Below are some records; give them all again exactly, but not the pictures.

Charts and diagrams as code
>> start

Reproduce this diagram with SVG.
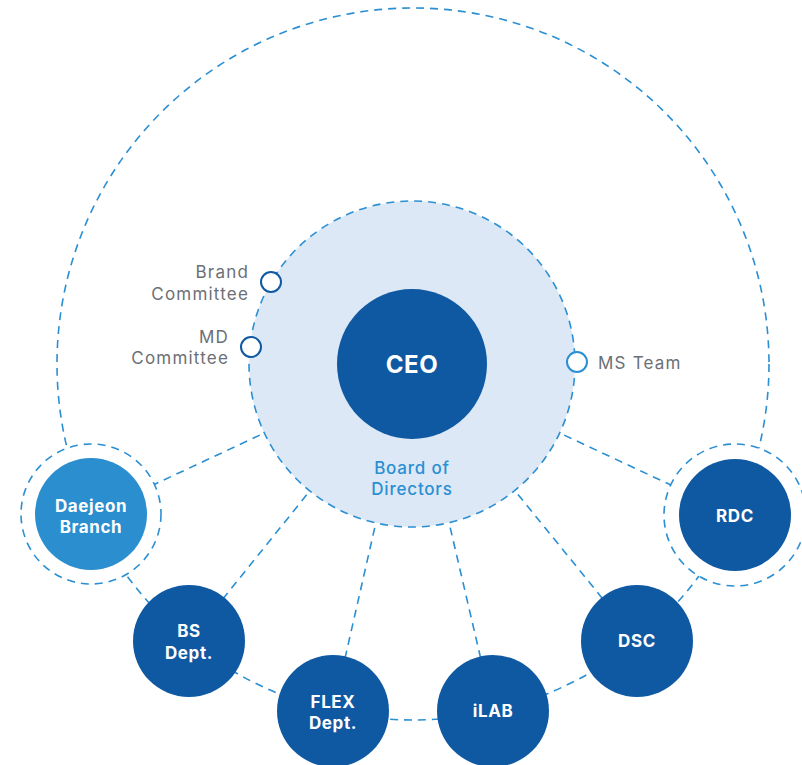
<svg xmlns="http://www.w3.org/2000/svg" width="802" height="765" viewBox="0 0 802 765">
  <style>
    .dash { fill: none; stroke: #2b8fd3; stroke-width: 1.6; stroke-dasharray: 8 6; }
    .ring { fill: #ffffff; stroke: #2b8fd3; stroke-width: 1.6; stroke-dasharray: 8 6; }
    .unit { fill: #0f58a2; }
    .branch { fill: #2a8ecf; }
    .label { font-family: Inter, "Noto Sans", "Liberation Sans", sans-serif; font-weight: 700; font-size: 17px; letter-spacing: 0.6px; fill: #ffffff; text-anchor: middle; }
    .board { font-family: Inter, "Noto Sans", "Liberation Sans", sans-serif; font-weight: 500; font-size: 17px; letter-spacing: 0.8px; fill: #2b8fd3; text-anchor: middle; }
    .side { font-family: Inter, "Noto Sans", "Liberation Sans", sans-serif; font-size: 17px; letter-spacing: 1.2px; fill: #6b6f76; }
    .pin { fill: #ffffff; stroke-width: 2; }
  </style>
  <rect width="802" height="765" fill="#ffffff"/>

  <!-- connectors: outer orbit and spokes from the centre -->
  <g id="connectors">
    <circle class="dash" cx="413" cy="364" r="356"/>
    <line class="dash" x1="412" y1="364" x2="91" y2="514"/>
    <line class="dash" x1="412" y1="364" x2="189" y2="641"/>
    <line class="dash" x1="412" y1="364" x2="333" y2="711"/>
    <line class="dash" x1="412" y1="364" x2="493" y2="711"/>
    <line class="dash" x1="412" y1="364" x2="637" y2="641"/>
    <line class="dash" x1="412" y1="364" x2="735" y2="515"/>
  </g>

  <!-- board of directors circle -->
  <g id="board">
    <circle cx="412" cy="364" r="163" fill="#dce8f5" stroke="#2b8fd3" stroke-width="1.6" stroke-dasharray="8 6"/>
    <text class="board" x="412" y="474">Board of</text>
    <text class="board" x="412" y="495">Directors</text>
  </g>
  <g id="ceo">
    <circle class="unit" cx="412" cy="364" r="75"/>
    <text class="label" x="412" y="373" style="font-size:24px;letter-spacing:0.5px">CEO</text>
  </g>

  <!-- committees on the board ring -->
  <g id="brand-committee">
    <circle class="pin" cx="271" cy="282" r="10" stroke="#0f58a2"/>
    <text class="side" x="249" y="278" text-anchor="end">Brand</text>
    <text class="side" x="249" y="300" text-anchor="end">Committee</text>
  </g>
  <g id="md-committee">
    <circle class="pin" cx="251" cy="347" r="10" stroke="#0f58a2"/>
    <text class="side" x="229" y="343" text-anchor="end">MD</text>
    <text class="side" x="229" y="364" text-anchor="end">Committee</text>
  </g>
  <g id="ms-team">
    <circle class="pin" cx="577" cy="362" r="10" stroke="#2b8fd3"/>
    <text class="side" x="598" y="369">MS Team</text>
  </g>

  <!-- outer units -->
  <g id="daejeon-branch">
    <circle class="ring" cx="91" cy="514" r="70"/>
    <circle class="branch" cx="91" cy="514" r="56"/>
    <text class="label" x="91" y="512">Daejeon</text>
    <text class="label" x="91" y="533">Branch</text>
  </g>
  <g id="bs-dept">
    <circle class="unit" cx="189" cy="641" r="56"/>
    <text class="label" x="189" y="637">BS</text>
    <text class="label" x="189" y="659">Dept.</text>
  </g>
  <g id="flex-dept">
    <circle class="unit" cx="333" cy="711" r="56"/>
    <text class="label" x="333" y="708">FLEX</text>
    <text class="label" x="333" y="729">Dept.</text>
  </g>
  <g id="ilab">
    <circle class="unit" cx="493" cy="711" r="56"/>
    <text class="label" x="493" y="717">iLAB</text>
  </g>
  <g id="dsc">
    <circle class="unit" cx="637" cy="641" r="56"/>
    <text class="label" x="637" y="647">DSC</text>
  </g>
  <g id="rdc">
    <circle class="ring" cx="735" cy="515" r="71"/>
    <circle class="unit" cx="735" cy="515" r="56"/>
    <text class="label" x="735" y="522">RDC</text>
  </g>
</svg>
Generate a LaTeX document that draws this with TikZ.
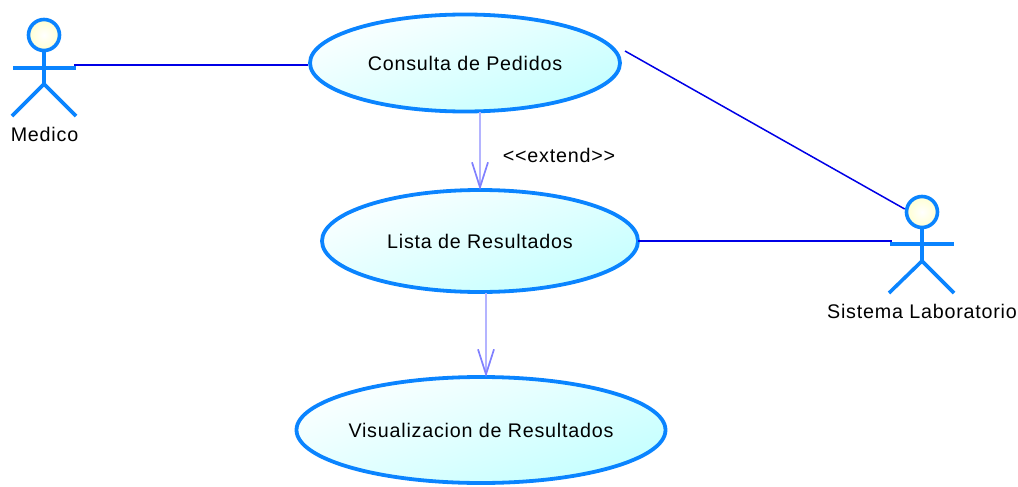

>> end

Answer to the exercise:
Reproduce this diagram with SVG.
<svg xmlns="http://www.w3.org/2000/svg" width="802" height="765" viewBox="0 0 802 765">
  <style>
    .dash { fill: none; stroke: #2b8fd3; stroke-width: 1.6; stroke-dasharray: 8 6; }
    .ring { fill: #ffffff; stroke: #2b8fd3; stroke-width: 1.6; stroke-dasharray: 8 6; }
    .unit { fill: #0f58a2; }
    .branch { fill: #2a8ecf; }
    .label { font-family: Inter, "Noto Sans", "Liberation Sans", sans-serif; font-weight: 700; font-size: 17px; letter-spacing: 0.6px; fill: #ffffff; text-anchor: middle; }
    .board { font-family: Inter, "Noto Sans", "Liberation Sans", sans-serif; font-weight: 500; font-size: 17px; letter-spacing: 0.8px; fill: #2b8fd3; text-anchor: middle; }
    .side { font-family: Inter, "Noto Sans", "Liberation Sans", sans-serif; font-size: 17px; letter-spacing: 1.2px; fill: #6b6f76; }
    .pin { fill: #ffffff; stroke-width: 2; }
  </style>
  <rect width="802" height="765" fill="#ffffff"/>

  <!-- connectors: outer orbit and spokes from the centre -->
  <g id="connectors">
    <circle class="dash" cx="413" cy="364" r="356"/>
    <line class="dash" x1="412" y1="364" x2="91" y2="514"/>
    <line class="dash" x1="412" y1="364" x2="189" y2="641"/>
    <line class="dash" x1="412" y1="364" x2="333" y2="711"/>
    <line class="dash" x1="412" y1="364" x2="493" y2="711"/>
    <line class="dash" x1="412" y1="364" x2="637" y2="641"/>
    <line class="dash" x1="412" y1="364" x2="735" y2="515"/>
  </g>

  <!-- board of directors circle -->
  <g id="board">
    <circle cx="412" cy="364" r="163" fill="#dce8f5" stroke="#2b8fd3" stroke-width="1.6" stroke-dasharray="8 6"/>
    <text class="board" x="412" y="474">Board of</text>
    <text class="board" x="412" y="495">Directors</text>
  </g>
  <g id="ceo">
    <circle class="unit" cx="412" cy="364" r="75"/>
    <text class="label" x="412" y="373" style="font-size:24px;letter-spacing:0.5px">CEO</text>
  </g>

  <!-- committees on the board ring -->
  <g id="brand-committee">
    <circle class="pin" cx="271" cy="282" r="10" stroke="#0f58a2"/>
    <text class="side" x="249" y="278" text-anchor="end">Brand</text>
    <text class="side" x="249" y="300" text-anchor="end">Committee</text>
  </g>
  <g id="md-committee">
    <circle class="pin" cx="251" cy="347" r="10" stroke="#0f58a2"/>
    <text class="side" x="229" y="343" text-anchor="end">MD</text>
    <text class="side" x="229" y="364" text-anchor="end">Committee</text>
  </g>
  <g id="ms-team">
    <circle class="pin" cx="577" cy="362" r="10" stroke="#2b8fd3"/>
    <text class="side" x="598" y="369">MS Team</text>
  </g>

  <!-- outer units -->
  <g id="daejeon-branch">
    <circle class="ring" cx="91" cy="514" r="70"/>
    <circle class="branch" cx="91" cy="514" r="56"/>
    <text class="label" x="91" y="512">Daejeon</text>
    <text class="label" x="91" y="533">Branch</text>
  </g>
  <g id="bs-dept">
    <circle class="unit" cx="189" cy="641" r="56"/>
    <text class="label" x="189" y="637">BS</text>
    <text class="label" x="189" y="659">Dept.</text>
  </g>
  <g id="flex-dept">
    <circle class="unit" cx="333" cy="711" r="56"/>
    <text class="label" x="333" y="708">FLEX</text>
    <text class="label" x="333" y="729">Dept.</text>
  </g>
  <g id="ilab">
    <circle class="unit" cx="493" cy="711" r="56"/>
    <text class="label" x="493" y="717">iLAB</text>
  </g>
  <g id="dsc">
    <circle class="unit" cx="637" cy="641" r="56"/>
    <text class="label" x="637" y="647">DSC</text>
  </g>
  <g id="rdc">
    <circle class="ring" cx="735" cy="515" r="71"/>
    <circle class="unit" cx="735" cy="515" r="56"/>
    <text class="label" x="735" y="522">RDC</text>
  </g>
</svg>
Generate a LaTeX document that draws this with TikZ.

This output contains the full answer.